Scientists also theorize that if an object were to approach a black hole, the extreme forces would pull the front at an ever-faster rate than the back in a process called spaghettification. Yes, it's real term.
"Black holes are bending space-time so much that we can't really describe what's going on inside, which is one reason I love them," Mason said.
As for supermassive black holes — which have the mass of thousands, millions or even billions of stars — scientists aren't sure how they form. But they know that almost every massive galaxy has one at its center, even the Milky Way.
Which takes us back to AGNs. An active galaxy has a supermassive black hole at its center that's pulling material toward itself. This material collects around the black hole as an accretion disc, with more gas and dust surrounding the disc farther out. Gravity and friction cause the accretion disc to heat up and emit radiation.
"The black hole is eating a bunch of material, and that is releasing a lot of energy and a lot of wind, which blow away from the black hole," Mason said.

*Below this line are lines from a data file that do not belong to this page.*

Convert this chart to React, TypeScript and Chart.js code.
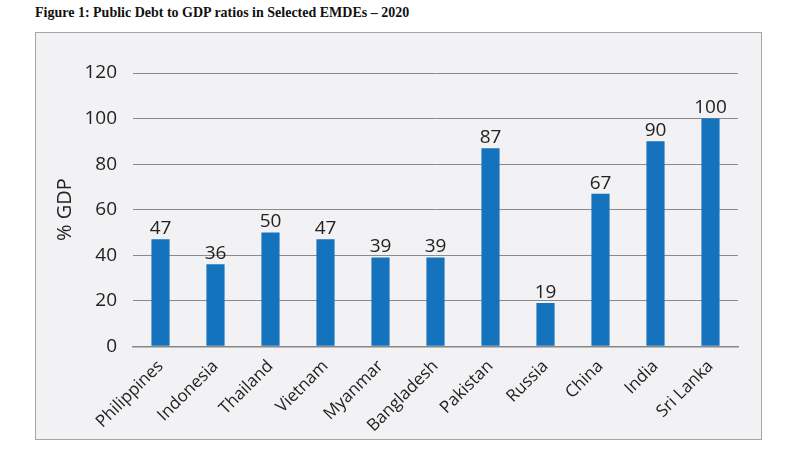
import React, { useEffect, useRef } from "react";
import { Chart, registerables } from "chart.js";

Chart.register(...registerables);

const categories = ["Philippines", "Indonesia", "Thailand", "Vietnam", "Myanmar", "Bangladesh", "Pakistan", "Russia", "China", "India", "Sri Lanka"];
const debtValues = [47, 36, 50, 47, 39, 39, 87, 19, 67, 90, 100];
const titleText = "Figure 1: Public Debt to GDP ratios in Selected EMDEs \u2013 2020";
const yAxisTitle = "% GDP";

const valueLabels = {
  id: "valueLabels",
  afterDatasetsDraw(chart: any) {
    const ctx = chart.ctx;
    const meta = chart.getDatasetMeta(0);
    ctx.save();
    ctx.font = "19px 'Open Sans', sans-serif";
    ctx.fillStyle = "#222";
    ctx.textAlign = "center";
    ctx.textBaseline = "bottom";
    meta.data.forEach((bar: any, i: number) => {
      ctx.fillText(String(chart.data.datasets[0].data[i]), bar.x, bar.y - 1);
    });
    ctx.restore();
  },
};

export default function App() {
  const ref = useRef<HTMLCanvasElement>(null);
  useEffect(() => {
    if (!ref.current) return;
    const chart = new Chart(ref.current, {
      type: "bar",
      data: {
        labels: categories,
        datasets: [
          {
            data: debtValues,
            backgroundColor: "#1572bd",
            barPercentage: 0.33,
            categoryPercentage: 1,
          },
        ],
      },
      options: {
        animation: false,
        responsive: false,
        layout: { padding: { top: 41, right: 24, left: 18, bottom: 2 } },
        plugins: { legend: { display: false }, tooltip: { enabled: false } },
        scales: {
          x: {
            grid: { display: false },
            border: { color: "#888", width: 1.5 },
            afterFit: (scale: any) => {
              scale.paddingLeft = 0;
              scale.paddingRight = 0;
            },
            ticks: {
              color: "#222",
              font: { family: "'Open Sans', sans-serif", size: 17 },
              minRotation: 45,
              maxRotation: 45,
              padding: 2,
            },
          },
          y: {
            min: 0,
            max: 120,
            afterFit: (scale: any) => {
              scale.width = 80;
            },
            ticks: {
              stepSize: 20,
              color: "#222",
              font: { family: "'Open Sans', sans-serif", size: 19 },
              padding: 16,
            },
            grid: { color: "#8a8a8a", lineWidth: 1, drawTicks: false },
            border: { display: false },
            title: {
              display: true,
              text: yAxisTitle,
              color: "#222",
              font: { family: "'Open Sans', sans-serif", size: 20 },
              padding: { top: 0, bottom: 16 },
            },
          },
        },
      },
      plugins: [valueLabels],
    });
    return () => chart.destroy();
  }, []);

  return (
    <div style={{ position: "fixed", left: 0, top: 0, width: 800, height: 450, background: "#fff" }}>
      <div
        style={{
          position: "absolute",
          left: 35,
          top: 5,
          fontFamily: "'Liberation Serif', serif",
          fontWeight: "bold",
          fontSize: 14,
          color: "#111",
        }}
      >
        {titleText}
      </div>
      <div
        style={{
          position: "absolute",
          left: 35,
          top: 32,
          width: 727,
          height: 408,
          boxSizing: "border-box",
          border: "1.5px solid #a6a6a6",
          background: "#f2f2f4",
        }}
      />
      <canvas ref={ref} width={727} height={408} style={{ position: "absolute", left: 35, top: 32 }} />
    </div>
  );
}
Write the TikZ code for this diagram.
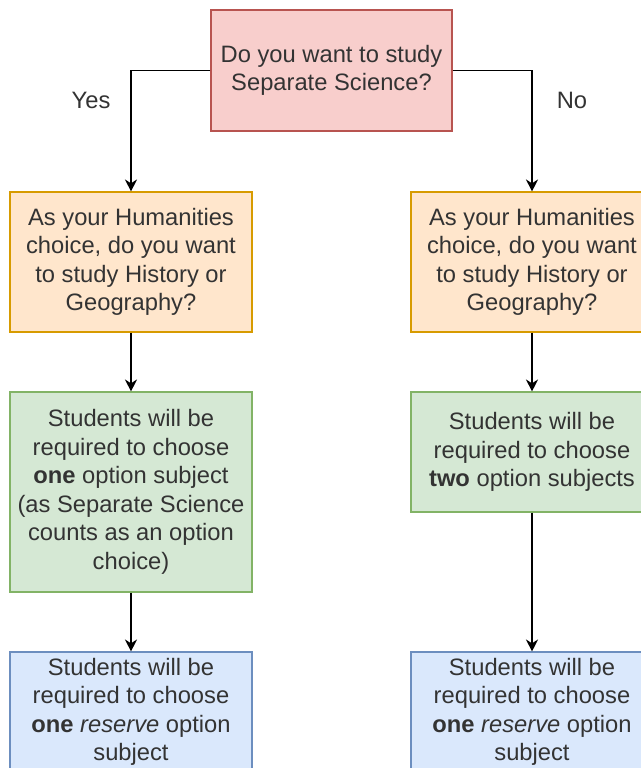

Quasars are AGNs that emit huge jets of light, perhaps created by magnetically charged particles. These jets are also a source of radio waves, which was what led scientists to find them and inspired their name, short for quasi-stellar radio object.
The radiation emitted from the AGN acts as a shock wave, which could cause gases away from the black hole to condense and form into stars, in turn creating a galaxy, Mason said. Eventually, the supermassive black hole grows quiet, leaving a galaxy of stars in its wake, according to the theory.
Scientists gather information about quasars using massive telescopes more than eight meters in diameter.
"Quasars, even though they're very bright, are very, very far away," Mason said.
Her current work involves examining the near-infrared spectra of quasars that have already been cataloged, with the goal of having better data for scientists to use.
"We have a lot of optical data, but we don't have a lot of infrared data," Mason said. "I'm working on getting a very uniform set of data."
The aim, according to Brotherton, is a more complete picture of known quasars
"It should eventually help us better determine their black hole masses and other properties," he said.
Mason said AGNs are the key to understanding the events following the initial creation of the universe.
"We've pretty much sorted out how the Big Bang happened," she said. "But after that, what happened? These things are the key for that next step in cosmic evolution."
Brotherton said science is slow work, but Mason has the persistence necessary to match her curiosity.
"Conducting original research requires putting in the time and effort not just over a few hours or days, but months or even years," he said.
Mason is also pursuing a master's degree in education, and she hopes to teach after she finishes her Ph.D.
"I'm a firm believer that all the knowledge in the world means nothing if you can't pass it on and you can't make it important to other people," she said.
As she leads the next generation of young scientists to take up the mantle of deep space discovery, perhaps one day everything in the universe will be learned.